Actualmente, a situação de todo o elemento progressista africano é extraordinariamente precária no nosso continente; basta que pensemos na história da Argélia ou do Ghana para que sintamos toda a gravidade do assunto. E nós, os angolanos, não podemos ser uma excepção no meio de toda essa dificuldade. A guerra nacional de independência que hoje em dia travamos contra a opressão estrangeira, há-de seguir-se, inevitavelmente, uma luta popular pela libertação total das massas operárias e camponesas, uma luta pelo estabelecimento da nossa sociedade socialista, etapa normal do nosso desenvolvimento, do desenvolvimento de todas as outras nações no mundo. Tu, como o Agostinho, sabes tanto ou melhor do que eu tudo isso. Sendo assim, se os progressistas angolanos vão ter de viver ombro com ombro no futuro, por que razão deverão eles mutuamente cercar-se e fazer-se violências no momento presente?
E se estas razões que acabo de apresentar não servem, quero dizer, se o silêncio físico e político constitui, no caso concreto, um método de “fazer-me baixar a cabeça”, então tenho a declarar que se está correndo em vão, pois em nenhum caso a minha cabeça se curva, uma vez que não está nisso o interesse da Pátria. O grande coral angolano que um dia vai acabar por formar-se e apavorar todos os inimigos da nação, é justamente constituído por milhões de vozes que têm uma natureza idêntica à da minha. A minha voz não é senão um número mais nesse conjunto, razão por que, ao contrário de ser abafada, ela merece ser recebida e colocada no lugar em que melhor possa vir a soar. São os dirigentes do coral quem tem o dever de proceder a essa harmonização de todo o conjunto.

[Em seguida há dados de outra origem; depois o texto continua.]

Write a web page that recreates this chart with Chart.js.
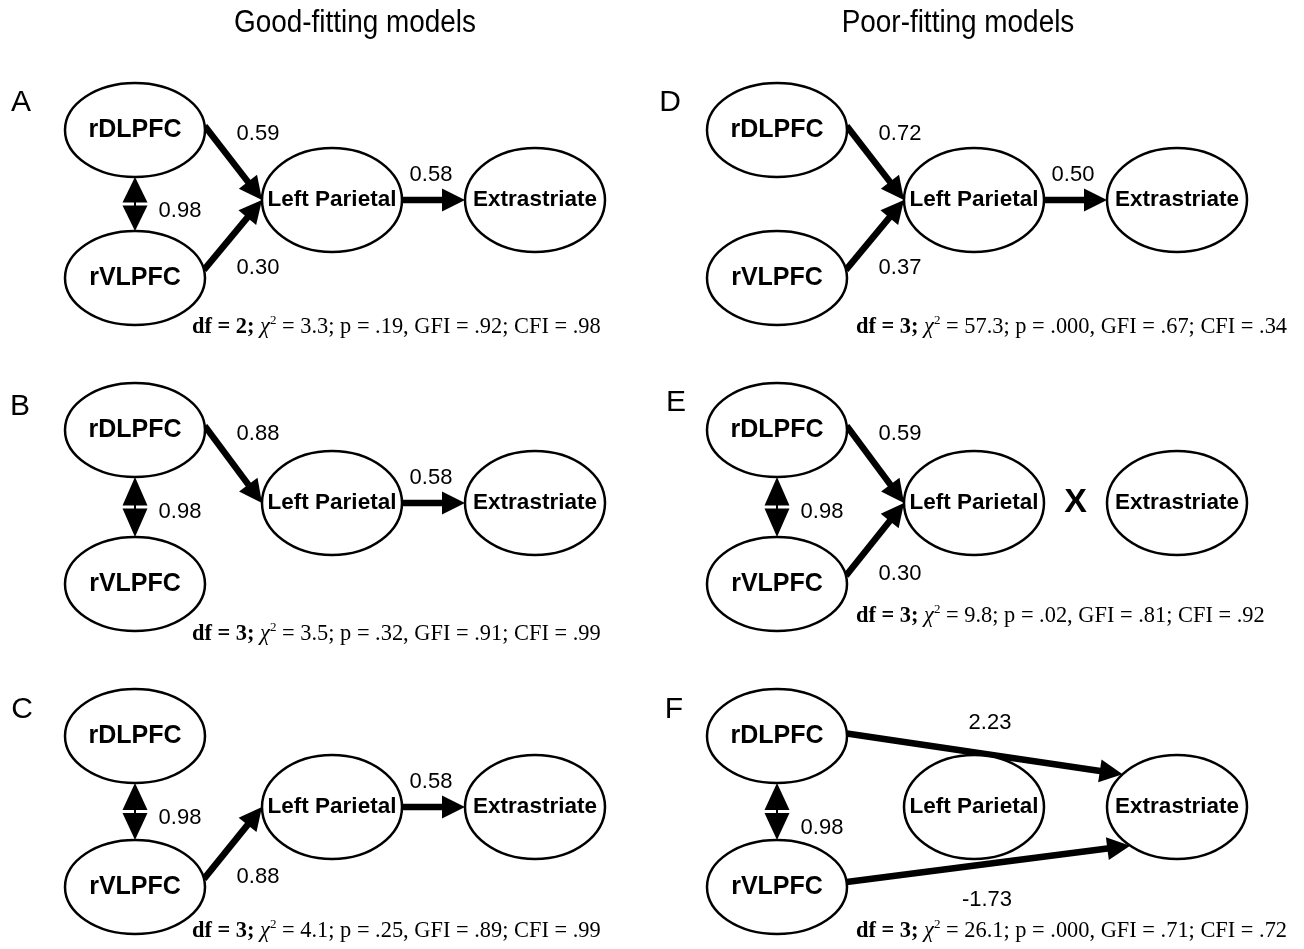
<!DOCTYPE html>
<html>
<head>
<meta charset="utf-8">
<script src="https://cdn.jsdelivr.net/npm/chart.js@4.4.1/dist/chart.umd.min.js"></script>
<style>
  html, body { margin: 0; padding: 0; background: #fff; }
  #wrap { width: 1304px; height: 949px; }
</style>
</head>
<body>
<div id="wrap"><canvas id="diagram" width="1304" height="949"></canvas></div>
<script>
// ---- data ----
const columnTitles = ["Good-fitting models", "Poor-fitting models"];
const panelLetters = ["A", "B", "C", "D", "E", "F"];
const nodeLabels = ["rDLPFC", "rVLPFC", "Left Parietal", "Extrastriate"];

// path coefficients: [from node, to node, value]
const pathsA = [[0, 2, 0.59], [1, 2, 0.30], [2, 3, 0.58]];
const pathsB = [[0, 2, 0.88], [2, 3, 0.58]];
const pathsC = [[1, 2, 0.88], [2, 3, 0.58]];
const pathsD = [[0, 2, 0.72], [1, 2, 0.37], [2, 3, 0.50]];
const pathsE = [[0, 2, 0.59], [1, 2, 0.30]];
const pathsF = [[0, 3, 2.23], [1, 3, -1.73]];
const panelPaths = [pathsA, pathsB, pathsC, pathsD, pathsE, pathsF];

// rDLPFC <-> rVLPFC correlation (null where not modelled)
const correlations = [0.98, 0.98, 0.98, null, 0.98, 0.98];
// panel E: path Left Parietal -> Extrastriate removed
const removedPath = [false, false, false, false, true, false];

// fit statistics
const fitDf = [2, 3, 3, 3, 3, 3];
const fitChi2 = ["3.3", "3.5", "4.1", "57.3", "9.8", "26.1"];
const fitP = [".19", ".32", ".25", ".000", ".02", ".000"];
const fitGFI = [".92", ".91", ".89", ".67", ".81", ".71"];
const fitCFI = [".98", ".99", ".99", ".34", ".92", ".72"];

// ---- layout (chart units = pixels of the 1304x949 figure) ----
const colX = [0, 642];
const rows = [
  { top: 130, bottom: 278, mid: 200 },
  { top: 430, bottom: 584, mid: 503 },
  { top: 736, bottom: 887, mid: 807 },
];
const nodeDx = [135, 135, 332, 535];
const nodeR = [[70, 47], [70, 47], [70, 52], [70, 52]];
// anchor angles on the ellipses (degrees) for each kind of path
const anchors = {
  "0-2": [-5, 180], "1-2": [-10, 180], "2-3": [0, 180],
  "0-3": [-3, -141], "1-3": [-6, 132],
};
// coefficient label offsets from the source node centre
const labelOffsets = {
  "0-2": [123, 4], "1-2": [123, -10], "2-3": [99, -25],
  "0-3": [213, -13], "1-3": [210, 13],
};
const corrDy = [7, 5, 6, 0, 5, 16];
const letterPos = [[21, 103], [20, 407], [22, 710], [670, 103], [676, 403], [674, 710]];
const fitPos = [[192, 326], [192, 633], [192, 930], [856, 326], [856, 615], [856, 930]];
const headLen = 23, headHalf = 11.5;

function panelNodes(p) {
  const x0 = colX[p < 3 ? 0 : 1];
  const r = rows[p % 3];
  const ys = [r.top, r.bottom, r.mid, r.mid];
  return nodeDx.map((dx, i) => ({ x: x0 + dx, y: ys[i], rx: nodeR[i][0], ry: nodeR[i][1] }));
}

function onEllipse(n, deg) {
  const a = (deg * Math.PI) / 180;
  return { x: n.x + n.rx * Math.cos(a), y: n.y + n.ry * Math.sin(a) };
}

// build the path geometry
const arrows = [];
panelPaths.forEach((paths, p) => {
  const nodes = panelNodes(p);
  paths.forEach(([from, to, value]) => {
    const key = from + "-" + to;
    const start = onEllipse(nodes[from], anchors[key][0]);
    const tip = onEllipse(nodes[to], anchors[key][1]);
    const len = Math.hypot(tip.x - start.x, tip.y - start.y);
    const ux = (tip.x - start.x) / len, uy = (tip.y - start.y) / len;
    const base = { x: tip.x - ux * (headLen - 2), y: tip.y - uy * (headLen - 2) };
    const off = labelOffsets[key];
    arrows.push({
      start, base, tip, value,
      label: { x: nodes[from].x + off[0], y: nodes[from].y + off[1] },
    });
  });
});

const datasets = arrows.map((a) => ({
  data: [a.start, a.base],
  showLine: true,
  borderColor: "#000",
  borderWidth: 6.5,
  borderCapStyle: "butt",
  pointRadius: 0,
  fill: false,
}));

// Draws ellipses, arrow heads and every text of the figure
const diagramPlugin = {
  id: "diagram",
  afterDatasetsDraw(chart) {
    const ctx = chart.ctx;
    const sx = chart.scales.x, sy = chart.scales.y;
    const px = (v) => sx.getPixelForValue(v);
    const py = (v) => sy.getPixelForValue(v);
    ctx.save();

    // column titles (slightly narrow, like the original)
    ctx.fillStyle = "#000";
    ctx.textAlign = "center";
    ctx.textBaseline = "middle";
    ctx.font = "31px 'Liberation Sans', Arial, sans-serif";
    [[355, 0], [958, 1]].forEach(([x, i]) => {
      ctx.save();
      ctx.translate(px(x), py(23));
      ctx.scale(0.9, 1);
      ctx.fillText(columnTitles[i], 0, 0);
      ctx.restore();
    });

    for (let p = 0; p < 6; p++) {
      const nodes = panelNodes(p);

      // two-headed correlation arrow
      if (correlations[p] !== null) {
        const a = nodes[0], b = nodes[1];
        const top = py(a.y + a.ry), bot = py(b.y - b.ry);
        const mid = (top + bot) / 2, cx = px(a.x);
        ctx.fillStyle = "#000";
        ctx.beginPath();
        ctx.moveTo(cx, top);
        ctx.lineTo(cx + 12.5, mid - 1.5);
        ctx.lineTo(cx - 12.5, mid - 1.5);
        ctx.closePath();
        ctx.fill();
        ctx.beginPath();
        ctx.moveTo(cx, bot);
        ctx.lineTo(cx + 12.5, mid + 1.5);
        ctx.lineTo(cx - 12.5, mid + 1.5);
        ctx.closePath();
        ctx.fill();
        ctx.fillRect(cx - 1, mid - 2, 2, 4);
        ctx.font = "22px 'Liberation Sans', Arial, sans-serif";
        ctx.textAlign = "center";
        ctx.fillText(correlations[p].toFixed(2), cx + 45, (top + bot) / 2 + corrDy[p]);
      }

      // ellipses
      nodes.forEach((n, i) => {
        ctx.beginPath();
        ctx.ellipse(px(n.x), py(n.y), px(n.x + n.rx) - px(n.x), py(n.y + n.ry) - py(n.y), 0, 0, Math.PI * 2);
        ctx.fillStyle = "#fff";
        ctx.fill();
        ctx.lineWidth = 2.5;
        ctx.strokeStyle = "#000";
        ctx.stroke();
        ctx.fillStyle = "#000";
        ctx.font = i < 2 ? "bold 25px 'Liberation Sans', Arial, sans-serif"
                         : "bold 22.5px 'Liberation Sans', Arial, sans-serif";
        ctx.fillText(nodeLabels[i], px(n.x), py(n.y));
      });

      if (removedPath[p]) {
        ctx.font = "bold 34px 'Liberation Sans', Arial, sans-serif";
        ctx.fillText("X", px((nodes[2].x + nodes[3].x) / 2), py(nodes[2].y));
      }

      // panel letter
      ctx.font = "30px 'Liberation Sans', Arial, sans-serif";
      ctx.fillText(panelLetters[p], px(letterPos[p][0]), py(letterPos[p][1]));

      // fit statistics line
      drawFit(ctx, p, px(fitPos[p][0]), py(fitPos[p][1]));
    }

    // arrow heads and coefficients
    arrows.forEach((a) => {
      const tx = px(a.tip.x), ty = py(a.tip.y);
      const dx = tx - px(a.start.x), dy = ty - py(a.start.y);
      const l = Math.hypot(dx, dy), ux = dx / l, uy = dy / l;
      const bx = tx - ux * headLen, by = ty - uy * headLen;
      ctx.fillStyle = "#000";
      ctx.beginPath();
      ctx.moveTo(tx, ty);
      ctx.lineTo(bx - uy * headHalf, by + ux * headHalf);
      ctx.lineTo(bx + uy * headHalf, by - ux * headHalf);
      ctx.closePath();
      ctx.fill();
      ctx.font = "22px 'Liberation Sans', Arial, sans-serif";
      ctx.textAlign = "center";
      ctx.fillText(a.value.toFixed(2), px(a.label.x), py(a.label.y));
    });

    ctx.restore();
  },
};

function drawFit(ctx, i, x, y) {
  const reg = "22.4px 'Liberation Serif', 'Times New Roman', serif";
  const parts = [
    { t: "df = " + fitDf[i] + ";", f: "bold " + reg, dy: 0 },
    { t: " ", f: reg, dy: 0 },
    { t: "\u03C7", f: "italic " + reg, dy: 0 },
    { t: "2", f: "13px 'Liberation Serif', serif", dy: -9 },
    { t: " = " + fitChi2[i] + "; p = " + fitP[i] + ", GFI = " + fitGFI[i] + "; CFI = " + fitCFI[i], f: reg, dy: 0 },
  ];
  ctx.textAlign = "left";
  ctx.textBaseline = "alphabetic";
  let cx = x;
  parts.forEach((part) => {
    ctx.font = part.f;
    ctx.fillText(part.t, cx, y + 7 + part.dy);
    cx += ctx.measureText(part.t).width;
  });
  ctx.textAlign = "center";
  ctx.textBaseline = "middle";
}

new Chart(document.getElementById("diagram"), {
  type: "scatter",
  data: { datasets },
  options: {
    responsive: false,
    animation: false,
    layout: { padding: 0 },
    scales: {
      x: { type: "linear", min: 0, max: 1304, display: false },
      y: { type: "linear", min: 0, max: 949, reverse: true, display: false },
    },
    plugins: { legend: { display: false }, tooltip: { enabled: false } },
  },
  plugins: [diagramPlugin],
});
</script>
</body>
</html>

Escrevendo-te assim, eu corro o risco de ser mal interpretado por ti, como pelo Agostinho (a quem peço, por teu intermédio, que leia com igual atenção esta carta); mas, como me seria possível falar-te de outra maneira, se eu continuo a pensar que, tarde ou cedo estaremos de novo lado a lado em defesa do povo?

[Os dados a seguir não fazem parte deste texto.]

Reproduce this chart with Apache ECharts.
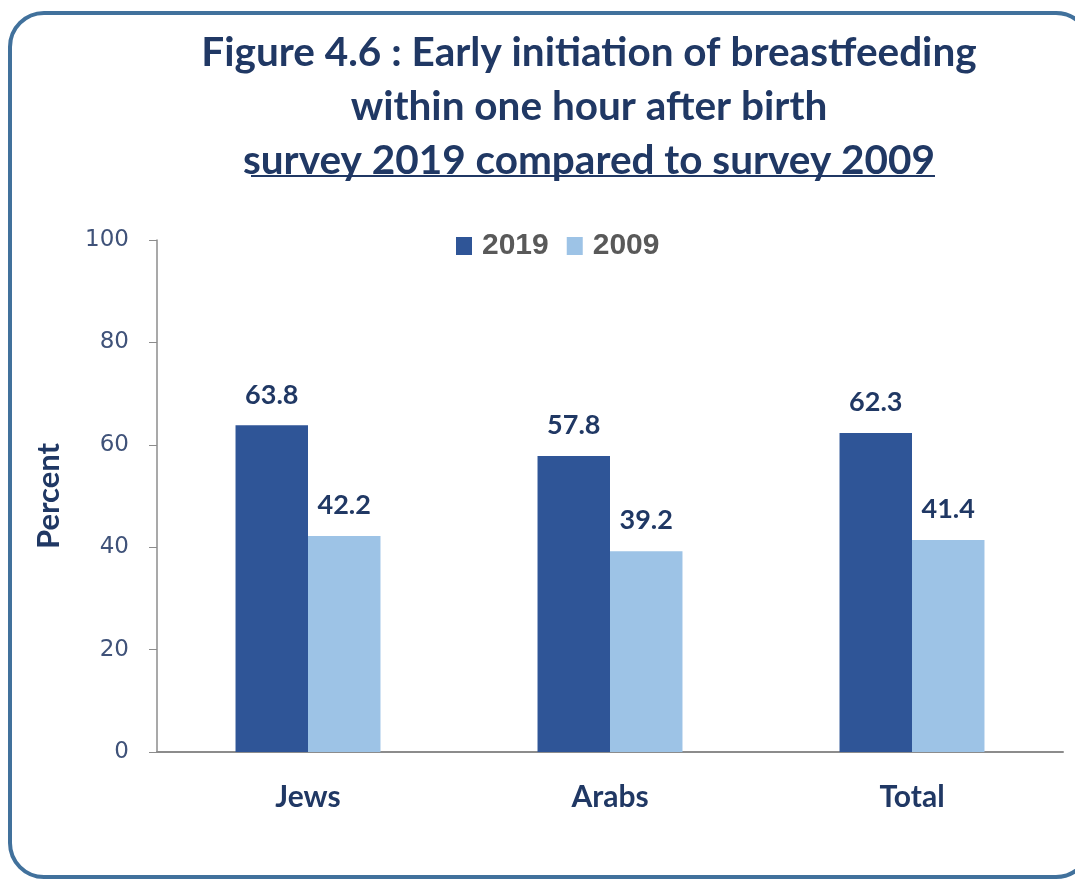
<!DOCTYPE html>
<html>
<head>
<meta charset="utf-8">
<script src="https://cdn.jsdelivr.net/npm/echarts@6/dist/echarts.min.js"></script>
<style>
    html, body { margin: 0; padding: 0; background: #fff; }
    #chart { width: 1075px; height: 881px; }
</style>
</head>
<body>
<div id="chart"></div>
<script>
    // groups on the x axis
    const categories = ['Jews', 'Arabs', 'Total'];
    // survey values (percent)
    const values2019 = [63.8, 57.8, 62.3];
    const values2009 = [42.2, 39.2, 41.4];
    const yTicks = { min: 0, max: 100, step: 20 };

    const titleColor = '#203864';
    const font = 'Lato, "Liberation Sans", sans-serif';

    const chart = echarts.init(document.getElementById('chart'));

    const dataLabel = {
        show: true,
        position: 'top',
        distance: 17,
        color: titleColor,
        fontFamily: font,
        fontWeight: 'bold',
        fontSize: 27
    };

    chart.setOption({
        animation: false,
        title: {
            text: 'Figure 4.6 : Early initiation of breastfeeding\nwithin one hour after birth\nsurvey 2019 compared to survey 2009',
            left: 584,
            top: 21,
            textAlign: 'center',
            textStyle: {
                color: titleColor,
                fontFamily: font,
                fontWeight: 'bold',
                fontSize: 40.5,
                lineHeight: 54
            }
        },
        legend: {
            top: 226,
            left: 451,
            itemWidth: 16,
            itemHeight: 18,
            itemGap: 18,
            icon: 'rect',
            textStyle: {
                color: '#595959',
                fontFamily: '"Liberation Sans", Arial, sans-serif',
                fontWeight: 'bold',
                fontSize: 30,
                padding: [0, 0, 0, 5]
            },
            data: ['2019', '2009']
        },
        grid: { left: 157, right: 12, top: 240, bottom: 129 },
        xAxis: {
            type: 'category',
            data: categories,
            axisLine: { lineStyle: { color: '#8c8c8c', width: 2 } },
            axisTick: { show: false },
            axisLabel: {
                margin: 30,
                color: titleColor,
                fontFamily: font,
                fontWeight: 'bold',
                fontSize: 30
            }
        },
        yAxis: {
            type: 'value',
            min: yTicks.min,
            max: yTicks.max,
            interval: yTicks.step,
            name: 'Percent',
            nameLocation: 'middle',
            nameGap: 93,
            nameTextStyle: {
                color: titleColor,
                fontFamily: font,
                fontWeight: 'bold',
                fontSize: 31
            },
            splitLine: { show: false },
            axisLine: { show: true, lineStyle: { color: '#8c8c8c', width: 1.5 } },
            axisTick: { show: true, length: 8, lineStyle: { color: '#8c8c8c' } },
            axisLabel: {
                margin: 28,
                color: '#3F5279',
                fontFamily: '"DejaVu Sans", sans-serif',
                fontSize: 23
            }
        },
        series: [
            {
                name: '2019',
                type: 'bar',
                data: values2019,
                barGap: '0%',
                barCategoryGap: '52%',
                itemStyle: { color: '#2F5597' },
                label: dataLabel
            },
            {
                name: '2009',
                type: 'bar',
                data: values2009,
                itemStyle: { color: '#9DC3E6' },
                label: dataLabel
            }
        ],
        graphic: [
            {
                type: 'rect',
                shape: { x: 10, y: 13, width: 1080, height: 864, r: 34 },
                style: { fill: null, stroke: '#41719C', lineWidth: 4 },
                silent: true
            },
            {
                type: 'line',
                shape: { x1: 251, y1: 176, x2: 935, y2: 176 },
                style: { stroke: titleColor, lineWidth: 2 },
                silent: true
            }
        ]
    });
</script>
</body>
</html>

Diz-me, por favor, na volta do correio, se é verdade ou mentira aquilo que nesta te disse.
E uma vez que o Agostinho vai igualmente ler esta carta, aproveito, e pergunto a ele: Mano, por que não dizes tu nem um ai?

Forte abraço para vocês, um voto de vitória incondicional pela Pátria e pelo Continente!

*[Assinado: Gentil Ferreira Viana]

Carta de Gentil Viana a Lúcio Lara, sobre o seu pedido de regresso ao MPLA.